• [What the task asks]
In the records below, find the line containing "Recreate this image" and the line containing "orig = [0.0] * len(t_orig)". Give again exactly those lines and every line between them, omitting the pictures.

• [Available records]
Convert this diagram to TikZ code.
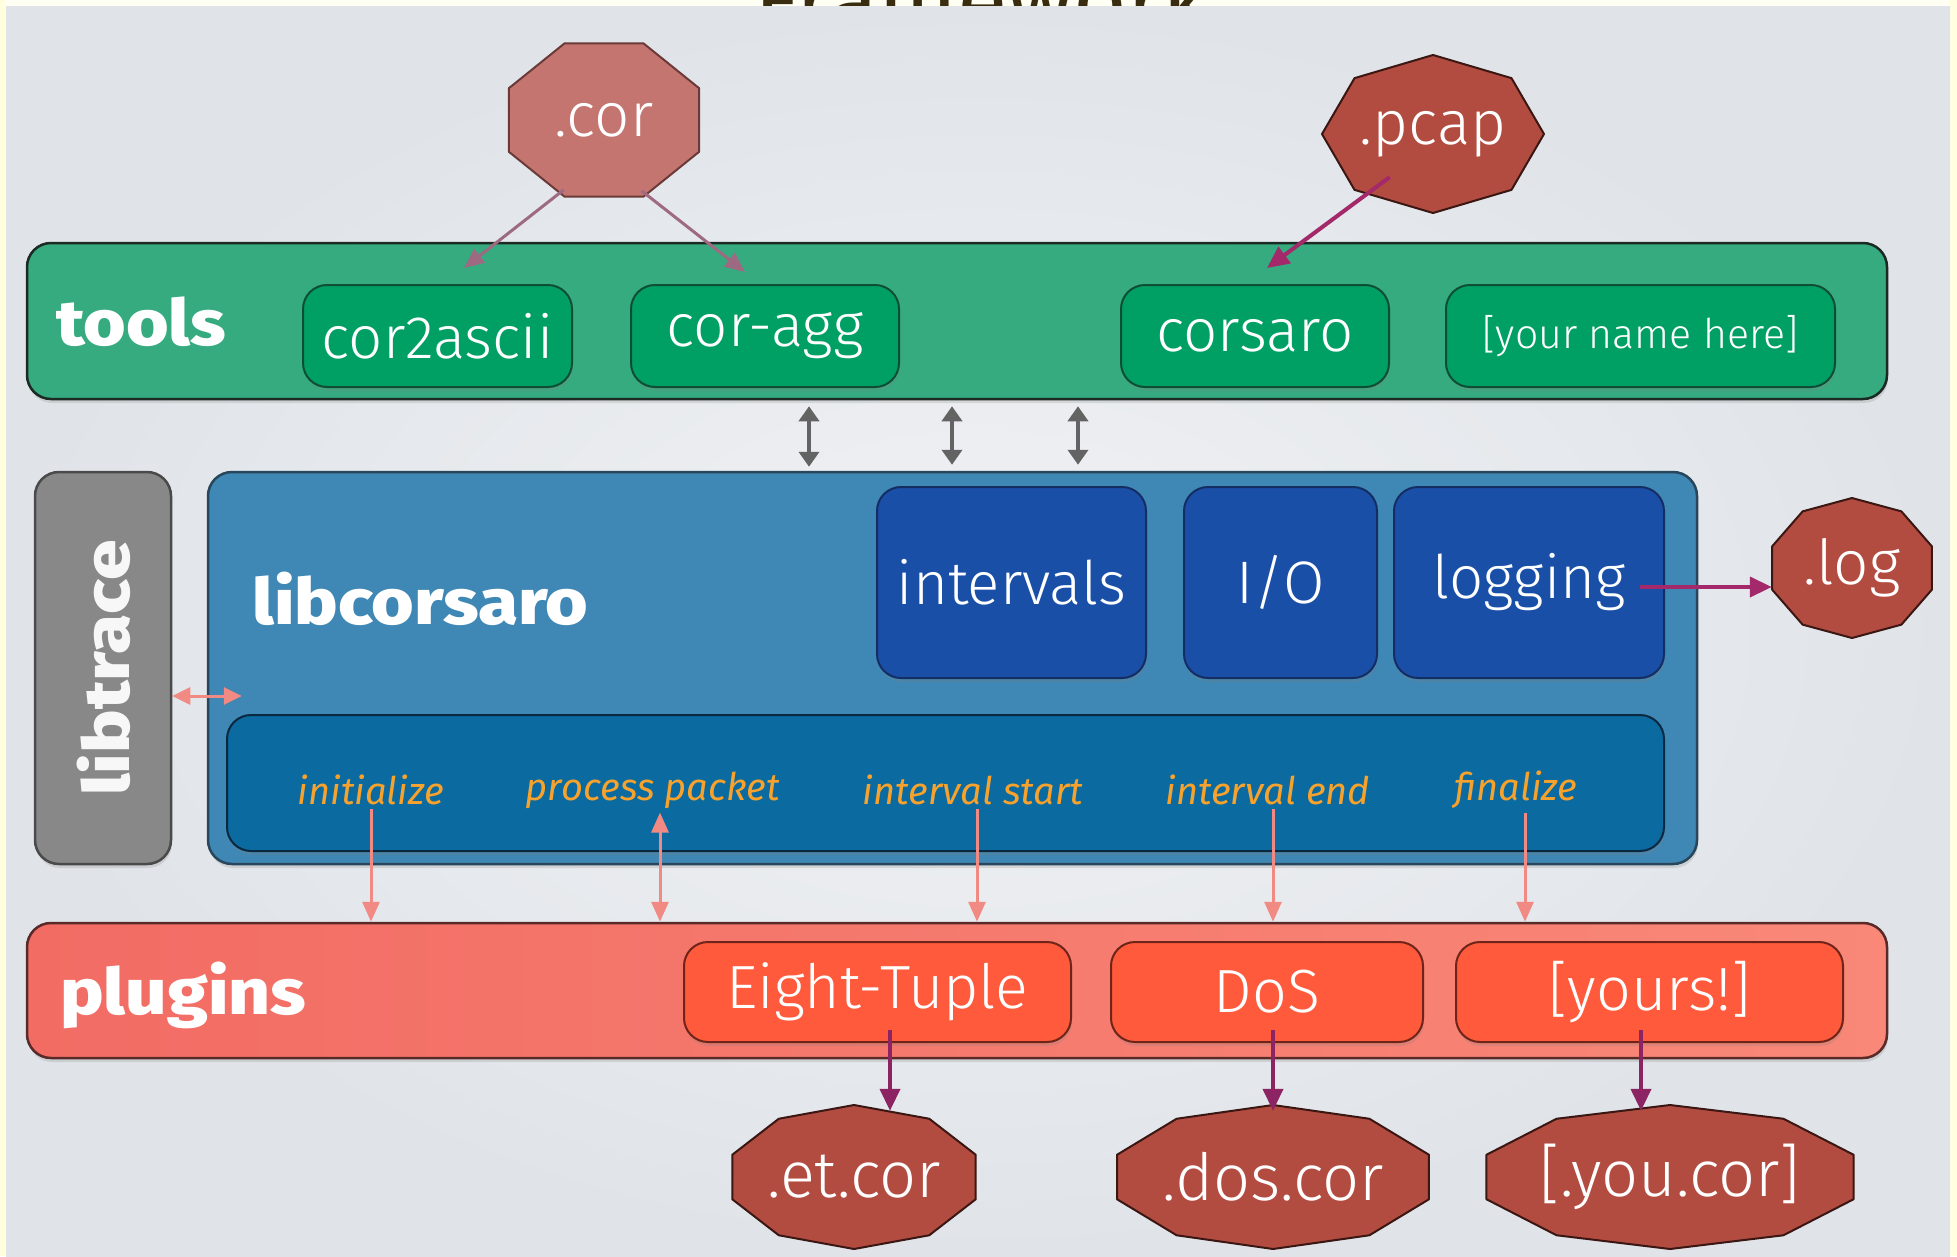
---
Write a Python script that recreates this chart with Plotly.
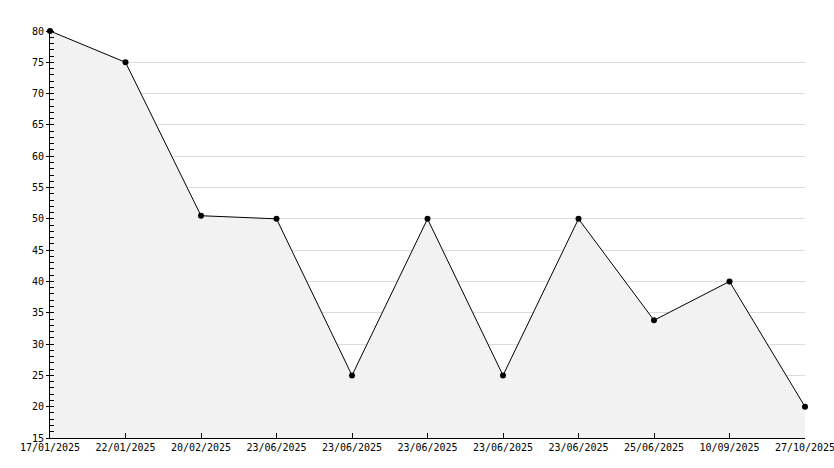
---
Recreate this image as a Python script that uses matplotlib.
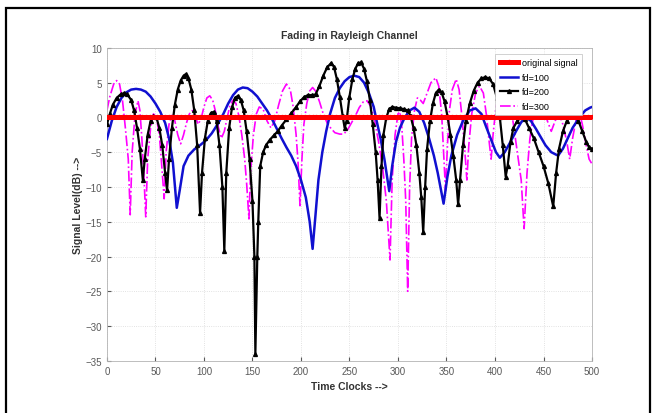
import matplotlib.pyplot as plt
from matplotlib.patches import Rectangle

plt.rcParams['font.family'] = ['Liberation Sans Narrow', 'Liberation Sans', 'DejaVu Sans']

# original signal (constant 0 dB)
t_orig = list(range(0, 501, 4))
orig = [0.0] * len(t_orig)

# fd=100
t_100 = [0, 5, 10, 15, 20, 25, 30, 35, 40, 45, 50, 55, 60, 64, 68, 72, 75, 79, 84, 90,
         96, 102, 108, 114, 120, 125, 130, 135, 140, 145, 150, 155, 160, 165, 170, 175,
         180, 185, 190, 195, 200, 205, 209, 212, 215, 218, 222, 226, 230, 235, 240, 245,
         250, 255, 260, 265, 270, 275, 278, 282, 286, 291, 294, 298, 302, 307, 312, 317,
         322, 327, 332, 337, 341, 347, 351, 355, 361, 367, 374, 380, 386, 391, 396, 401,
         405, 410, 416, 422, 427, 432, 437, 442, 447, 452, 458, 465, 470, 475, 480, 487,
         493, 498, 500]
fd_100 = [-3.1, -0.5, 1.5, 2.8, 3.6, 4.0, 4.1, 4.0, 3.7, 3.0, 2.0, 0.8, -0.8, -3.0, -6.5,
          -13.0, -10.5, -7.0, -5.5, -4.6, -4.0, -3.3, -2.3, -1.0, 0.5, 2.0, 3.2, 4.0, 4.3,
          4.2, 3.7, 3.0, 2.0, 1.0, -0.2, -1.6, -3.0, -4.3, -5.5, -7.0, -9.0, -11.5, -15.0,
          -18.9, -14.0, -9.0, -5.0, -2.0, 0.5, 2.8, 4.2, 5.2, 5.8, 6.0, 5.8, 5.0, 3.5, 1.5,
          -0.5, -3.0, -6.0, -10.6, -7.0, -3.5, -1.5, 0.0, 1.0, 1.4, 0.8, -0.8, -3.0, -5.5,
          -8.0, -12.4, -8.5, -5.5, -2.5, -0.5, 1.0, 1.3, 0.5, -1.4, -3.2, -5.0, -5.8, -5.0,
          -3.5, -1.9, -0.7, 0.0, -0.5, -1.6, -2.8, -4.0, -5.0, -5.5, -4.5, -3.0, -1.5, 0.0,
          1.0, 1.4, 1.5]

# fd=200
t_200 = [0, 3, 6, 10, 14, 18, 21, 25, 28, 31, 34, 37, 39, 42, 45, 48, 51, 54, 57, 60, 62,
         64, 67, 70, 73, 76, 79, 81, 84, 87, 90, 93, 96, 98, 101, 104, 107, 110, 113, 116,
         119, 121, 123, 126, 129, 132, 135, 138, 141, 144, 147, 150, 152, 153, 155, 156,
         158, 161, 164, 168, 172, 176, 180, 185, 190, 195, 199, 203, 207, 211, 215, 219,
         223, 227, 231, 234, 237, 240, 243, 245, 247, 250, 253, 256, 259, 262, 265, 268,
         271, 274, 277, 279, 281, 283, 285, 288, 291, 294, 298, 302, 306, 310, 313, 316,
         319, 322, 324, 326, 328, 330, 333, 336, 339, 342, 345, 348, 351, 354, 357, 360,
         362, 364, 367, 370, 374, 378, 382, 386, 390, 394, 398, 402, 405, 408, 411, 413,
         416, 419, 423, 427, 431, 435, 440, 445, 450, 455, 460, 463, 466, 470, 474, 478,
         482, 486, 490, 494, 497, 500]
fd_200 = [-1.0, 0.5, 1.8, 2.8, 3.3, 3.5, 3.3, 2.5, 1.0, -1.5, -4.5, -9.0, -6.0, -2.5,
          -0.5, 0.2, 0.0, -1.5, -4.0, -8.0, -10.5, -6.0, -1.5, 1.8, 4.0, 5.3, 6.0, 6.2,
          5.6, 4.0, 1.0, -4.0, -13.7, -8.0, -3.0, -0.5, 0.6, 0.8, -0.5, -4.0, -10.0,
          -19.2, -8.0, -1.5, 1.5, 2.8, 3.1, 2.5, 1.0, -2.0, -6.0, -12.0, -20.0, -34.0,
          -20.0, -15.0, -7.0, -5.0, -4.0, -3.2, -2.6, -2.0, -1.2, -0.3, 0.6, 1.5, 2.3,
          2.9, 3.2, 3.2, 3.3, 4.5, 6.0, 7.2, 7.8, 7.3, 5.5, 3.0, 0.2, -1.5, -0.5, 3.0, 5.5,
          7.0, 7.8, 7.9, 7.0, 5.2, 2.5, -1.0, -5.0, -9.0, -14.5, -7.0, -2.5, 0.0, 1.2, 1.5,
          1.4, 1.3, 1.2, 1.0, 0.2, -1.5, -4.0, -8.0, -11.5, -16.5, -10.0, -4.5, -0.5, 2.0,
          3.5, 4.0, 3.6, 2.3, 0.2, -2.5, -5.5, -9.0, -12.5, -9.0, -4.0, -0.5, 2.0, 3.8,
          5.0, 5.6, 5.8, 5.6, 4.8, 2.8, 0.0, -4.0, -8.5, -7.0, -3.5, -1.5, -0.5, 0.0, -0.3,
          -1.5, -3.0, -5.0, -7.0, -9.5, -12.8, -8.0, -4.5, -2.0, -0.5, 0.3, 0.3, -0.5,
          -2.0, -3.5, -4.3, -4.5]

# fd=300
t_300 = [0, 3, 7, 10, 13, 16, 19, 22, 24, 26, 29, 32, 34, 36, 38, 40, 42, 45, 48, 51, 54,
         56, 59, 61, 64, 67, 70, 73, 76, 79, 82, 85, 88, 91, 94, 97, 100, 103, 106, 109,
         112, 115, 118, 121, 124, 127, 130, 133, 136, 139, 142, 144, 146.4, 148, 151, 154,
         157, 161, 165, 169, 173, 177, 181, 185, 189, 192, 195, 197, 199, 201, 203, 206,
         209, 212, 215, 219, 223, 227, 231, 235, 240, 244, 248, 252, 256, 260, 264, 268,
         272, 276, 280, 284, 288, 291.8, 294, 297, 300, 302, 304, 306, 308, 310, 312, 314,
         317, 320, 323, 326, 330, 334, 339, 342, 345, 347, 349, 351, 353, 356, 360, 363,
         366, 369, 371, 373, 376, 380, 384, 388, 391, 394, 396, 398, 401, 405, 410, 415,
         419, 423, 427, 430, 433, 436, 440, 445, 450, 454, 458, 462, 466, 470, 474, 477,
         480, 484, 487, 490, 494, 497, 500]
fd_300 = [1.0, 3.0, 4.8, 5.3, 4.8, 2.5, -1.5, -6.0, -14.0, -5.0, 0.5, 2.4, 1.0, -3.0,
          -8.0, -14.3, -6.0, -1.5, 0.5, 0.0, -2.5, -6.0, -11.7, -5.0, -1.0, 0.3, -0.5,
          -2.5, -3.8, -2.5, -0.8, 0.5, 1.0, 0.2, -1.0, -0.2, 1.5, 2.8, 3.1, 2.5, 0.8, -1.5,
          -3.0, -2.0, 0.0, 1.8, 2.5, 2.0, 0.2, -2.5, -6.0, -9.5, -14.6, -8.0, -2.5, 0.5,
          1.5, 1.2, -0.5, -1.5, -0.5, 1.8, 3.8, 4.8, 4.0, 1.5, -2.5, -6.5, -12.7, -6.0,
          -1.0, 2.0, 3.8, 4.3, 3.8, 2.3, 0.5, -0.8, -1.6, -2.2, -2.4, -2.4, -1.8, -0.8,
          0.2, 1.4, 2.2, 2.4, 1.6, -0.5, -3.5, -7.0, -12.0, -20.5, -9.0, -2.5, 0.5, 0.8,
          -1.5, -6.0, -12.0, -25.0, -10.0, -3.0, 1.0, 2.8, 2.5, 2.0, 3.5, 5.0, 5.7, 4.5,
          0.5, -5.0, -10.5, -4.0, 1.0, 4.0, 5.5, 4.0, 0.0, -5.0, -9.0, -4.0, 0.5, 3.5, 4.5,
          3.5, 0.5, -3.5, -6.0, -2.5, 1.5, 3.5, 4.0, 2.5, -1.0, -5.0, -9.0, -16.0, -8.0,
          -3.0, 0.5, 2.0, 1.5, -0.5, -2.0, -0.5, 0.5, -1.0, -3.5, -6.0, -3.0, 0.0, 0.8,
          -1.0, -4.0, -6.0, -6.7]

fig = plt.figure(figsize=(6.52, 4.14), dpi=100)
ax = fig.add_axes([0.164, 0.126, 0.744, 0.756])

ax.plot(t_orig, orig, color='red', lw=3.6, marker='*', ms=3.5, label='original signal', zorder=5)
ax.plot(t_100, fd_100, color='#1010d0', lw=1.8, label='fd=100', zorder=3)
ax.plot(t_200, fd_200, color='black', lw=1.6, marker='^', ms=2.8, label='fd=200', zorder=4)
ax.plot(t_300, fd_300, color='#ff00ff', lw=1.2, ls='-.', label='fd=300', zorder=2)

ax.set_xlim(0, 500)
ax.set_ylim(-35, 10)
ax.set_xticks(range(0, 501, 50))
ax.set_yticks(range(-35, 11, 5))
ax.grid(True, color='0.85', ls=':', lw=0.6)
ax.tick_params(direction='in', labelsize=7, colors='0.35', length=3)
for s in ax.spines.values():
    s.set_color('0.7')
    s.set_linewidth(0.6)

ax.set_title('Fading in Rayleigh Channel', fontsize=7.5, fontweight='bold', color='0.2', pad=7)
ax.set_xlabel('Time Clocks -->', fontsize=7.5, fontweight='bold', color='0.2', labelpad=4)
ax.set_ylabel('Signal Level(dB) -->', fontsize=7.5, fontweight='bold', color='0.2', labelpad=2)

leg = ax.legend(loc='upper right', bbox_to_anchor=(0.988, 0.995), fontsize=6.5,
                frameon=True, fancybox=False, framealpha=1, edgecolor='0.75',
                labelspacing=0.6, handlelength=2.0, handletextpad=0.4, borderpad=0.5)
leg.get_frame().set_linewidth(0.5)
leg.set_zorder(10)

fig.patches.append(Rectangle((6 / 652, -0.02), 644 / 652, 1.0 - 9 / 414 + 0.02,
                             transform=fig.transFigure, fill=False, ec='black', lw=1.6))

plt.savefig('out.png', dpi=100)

• [Answer for this exercise]
Recreate this image as a Python script that uses matplotlib.
import matplotlib.pyplot as plt
from matplotlib.patches import Rectangle

plt.rcParams['font.family'] = ['Liberation Sans Narrow', 'Liberation Sans', 'DejaVu Sans']

# original signal (constant 0 dB)
t_orig = list(range(0, 501, 4))
orig = [0.0] * len(t_orig)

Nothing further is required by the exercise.